** What you are asked to do **
Repeat all of the material below exactly as written, images excluded.

-- Start of Dataset extract --

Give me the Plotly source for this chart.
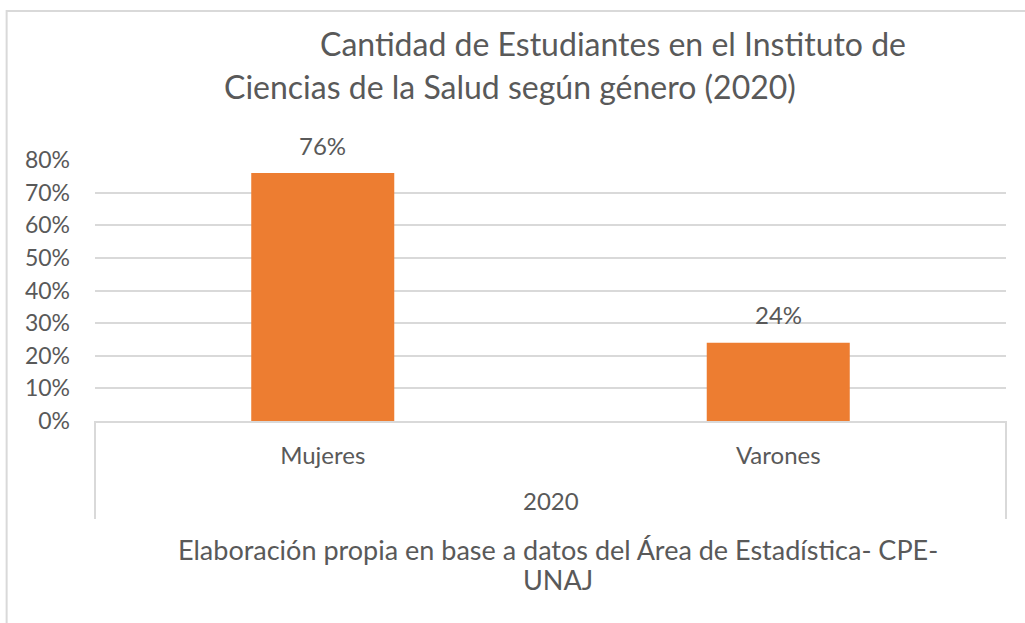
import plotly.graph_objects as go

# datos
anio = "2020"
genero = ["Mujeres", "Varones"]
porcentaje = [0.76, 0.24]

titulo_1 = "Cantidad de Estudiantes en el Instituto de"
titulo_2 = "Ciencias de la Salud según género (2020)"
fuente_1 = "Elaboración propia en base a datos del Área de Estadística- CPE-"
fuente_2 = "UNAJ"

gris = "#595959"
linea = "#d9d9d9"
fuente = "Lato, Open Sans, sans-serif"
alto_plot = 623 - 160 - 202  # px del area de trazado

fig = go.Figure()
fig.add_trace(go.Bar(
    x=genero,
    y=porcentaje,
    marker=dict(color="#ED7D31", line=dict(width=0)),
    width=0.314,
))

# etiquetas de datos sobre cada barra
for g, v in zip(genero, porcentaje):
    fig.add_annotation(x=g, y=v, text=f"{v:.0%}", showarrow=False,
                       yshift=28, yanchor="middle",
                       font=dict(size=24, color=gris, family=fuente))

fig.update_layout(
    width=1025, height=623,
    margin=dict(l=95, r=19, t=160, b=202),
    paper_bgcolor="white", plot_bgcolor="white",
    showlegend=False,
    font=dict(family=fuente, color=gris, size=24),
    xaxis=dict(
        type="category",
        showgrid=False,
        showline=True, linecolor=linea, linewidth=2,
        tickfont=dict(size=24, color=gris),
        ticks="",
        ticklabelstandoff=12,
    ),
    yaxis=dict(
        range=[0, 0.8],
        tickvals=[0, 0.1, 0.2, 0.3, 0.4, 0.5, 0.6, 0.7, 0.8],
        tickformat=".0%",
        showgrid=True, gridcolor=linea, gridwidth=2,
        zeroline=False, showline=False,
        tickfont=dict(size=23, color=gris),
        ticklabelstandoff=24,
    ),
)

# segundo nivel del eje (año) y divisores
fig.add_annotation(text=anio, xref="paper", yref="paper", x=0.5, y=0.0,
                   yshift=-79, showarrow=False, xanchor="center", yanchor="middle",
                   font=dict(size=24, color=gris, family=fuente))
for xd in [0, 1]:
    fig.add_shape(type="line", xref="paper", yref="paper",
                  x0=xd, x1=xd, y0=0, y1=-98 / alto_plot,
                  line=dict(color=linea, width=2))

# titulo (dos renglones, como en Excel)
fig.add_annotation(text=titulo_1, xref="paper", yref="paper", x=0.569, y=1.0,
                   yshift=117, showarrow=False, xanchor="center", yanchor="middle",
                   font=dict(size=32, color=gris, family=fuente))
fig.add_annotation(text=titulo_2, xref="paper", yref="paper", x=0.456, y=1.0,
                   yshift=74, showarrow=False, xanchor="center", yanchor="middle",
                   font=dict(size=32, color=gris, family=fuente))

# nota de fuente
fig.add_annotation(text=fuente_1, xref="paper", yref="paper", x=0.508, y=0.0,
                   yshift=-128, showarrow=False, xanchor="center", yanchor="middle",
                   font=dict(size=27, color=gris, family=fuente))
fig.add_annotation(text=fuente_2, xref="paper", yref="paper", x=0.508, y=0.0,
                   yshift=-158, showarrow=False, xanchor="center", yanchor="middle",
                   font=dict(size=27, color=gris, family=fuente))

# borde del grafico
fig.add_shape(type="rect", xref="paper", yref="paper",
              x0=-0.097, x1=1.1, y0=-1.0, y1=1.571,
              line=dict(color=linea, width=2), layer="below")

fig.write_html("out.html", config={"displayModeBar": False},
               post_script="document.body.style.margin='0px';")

-- End of Dataset extract --

** The completed task **
Give me the Plotly source for this chart.
import plotly.graph_objects as go

# datos
anio = "2020"
genero = ["Mujeres", "Varones"]
porcentaje = [0.76, 0.24]

titulo_1 = "Cantidad de Estudiantes en el Instituto de"
titulo_2 = "Ciencias de la Salud según género (2020)"
fuente_1 = "Elaboración propia en base a datos del Área de Estadística- CPE-"
fuente_2 = "UNAJ"

gris = "#595959"
linea = "#d9d9d9"
fuente = "Lato, Open Sans, sans-serif"
alto_plot = 623 - 160 - 202  # px del area de trazado

fig = go.Figure()
fig.add_trace(go.Bar(
    x=genero,
    y=porcentaje,
    marker=dict(color="#ED7D31", line=dict(width=0)),
    width=0.314,
))

# etiquetas de datos sobre cada barra
for g, v in zip(genero, porcentaje):
    fig.add_annotation(x=g, y=v, text=f"{v:.0%}", showarrow=False,
                       yshift=28, yanchor="middle",
                       font=dict(size=24, color=gris, family=fuente))

fig.update_layout(
    width=1025, height=623,
    margin=dict(l=95, r=19, t=160, b=202),
    paper_bgcolor="white", plot_bgcolor="white",
    showlegend=False,
    font=dict(family=fuente, color=gris, size=24),
    xaxis=dict(
        type="category",
        showgrid=False,
        showline=True, linecolor=linea, linewidth=2,
        tickfont=dict(size=24, color=gris),
        ticks="",
        ticklabelstandoff=12,
    ),
    yaxis=dict(
        range=[0, 0.8],
        tickvals=[0, 0.1, 0.2, 0.3, 0.4, 0.5, 0.6, 0.7, 0.8],
        tickformat=".0%",
        showgrid=True, gridcolor=linea, gridwidth=2,
        zeroline=False, showline=False,
        tickfont=dict(size=23, color=gris),
        ticklabelstandoff=24,
    ),
)

# segundo nivel del eje (año) y divisores
fig.add_annotation(text=anio, xref="paper", yref="paper", x=0.5, y=0.0,
                   yshift=-79, showarrow=False, xanchor="center", yanchor="middle",
                   font=dict(size=24, color=gris, family=fuente))
for xd in [0, 1]:
    fig.add_shape(type="line", xref="paper", yref="paper",
                  x0=xd, x1=xd, y0=0, y1=-98 / alto_plot,
                  line=dict(color=linea, width=2))

# titulo (dos renglones, como en Excel)
fig.add_annotation(text=titulo_1, xref="paper", yref="paper", x=0.569, y=1.0,
                   yshift=117, showarrow=False, xanchor="center", yanchor="middle",
                   font=dict(size=32, color=gris, family=fuente))
fig.add_annotation(text=titulo_2, xref="paper", yref="paper", x=0.456, y=1.0,
                   yshift=74, showarrow=False, xanchor="center", yanchor="middle",
                   font=dict(size=32, color=gris, family=fuente))

# nota de fuente
fig.add_annotation(text=fuente_1, xref="paper", yref="paper", x=0.508, y=0.0,
                   yshift=-128, showarrow=False, xanchor="center", yanchor="middle",
                   font=dict(size=27, color=gris, family=fuente))
fig.add_annotation(text=fuente_2, xref="paper", yref="paper", x=0.508, y=0.0,
                   yshift=-158, showarrow=False, xanchor="center", yanchor="middle",
                   font=dict(size=27, color=gris, family=fuente))

# borde del grafico
fig.add_shape(type="rect", xref="paper", yref="paper",
              x0=-0.097, x1=1.1, y0=-1.0, y1=1.571,
              line=dict(color=linea, width=2), layer="below")

fig.write_html("out.html", config={"displayModeBar": False},
               post_script="document.body.style.margin='0px';")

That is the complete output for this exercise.